Book 3- Happiness
-only achieved by the possession of the ‘supreme good’ which consists
within it, all other goods.
-once attained ensures that no one can aspire for anything further
-state of perfection achieved by concentration of all goods within it
- all humans strive on different paths to attain the one goal of happiness
- but most are led into error by desiring false or temporal goods
The Human Desire for Happiness
(Cons. III, pr. 2)
“ Mortal creatures have one overall concern. This they
work at by toiling over a whole range of pursuits, advancing
on different paths, but striving to attain the one goal of
happiness.  This is the good which once attained ensures
that no one can aspire to anything further. Indeed, it is the
highest of all goods, and gathers all goods within itself. If any
good were lacking to it, it could not be the highest good,
since some desirable thing would be left outside.
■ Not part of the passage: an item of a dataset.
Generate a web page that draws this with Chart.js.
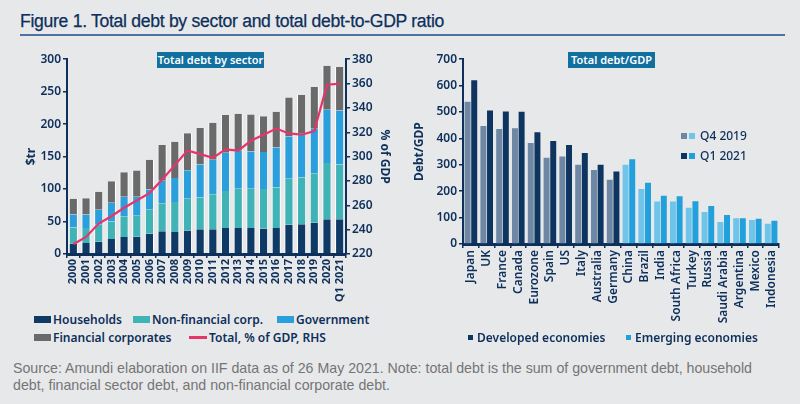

Thus it is
clear that happiness is the state of perfection achieved by
concentration of all goods within it.  All mortals, as I have
said, strive to attain it by different paths; for this longing for
the true good is naturally implanted in human minds, but
- error diverts them off course towards false goods.”
What people sometimes believe is happiness:
* Although all seem like worthy candidates, the problem arises when humans treat
these goods as the ultimate good or the path to happiness.
(fallen state of man is such that he seeks happiness in these inferior, exterior, multiple
goods rather than one supreme good of God.
1. wealth- its only a means to have more, and creates new needs such as protection.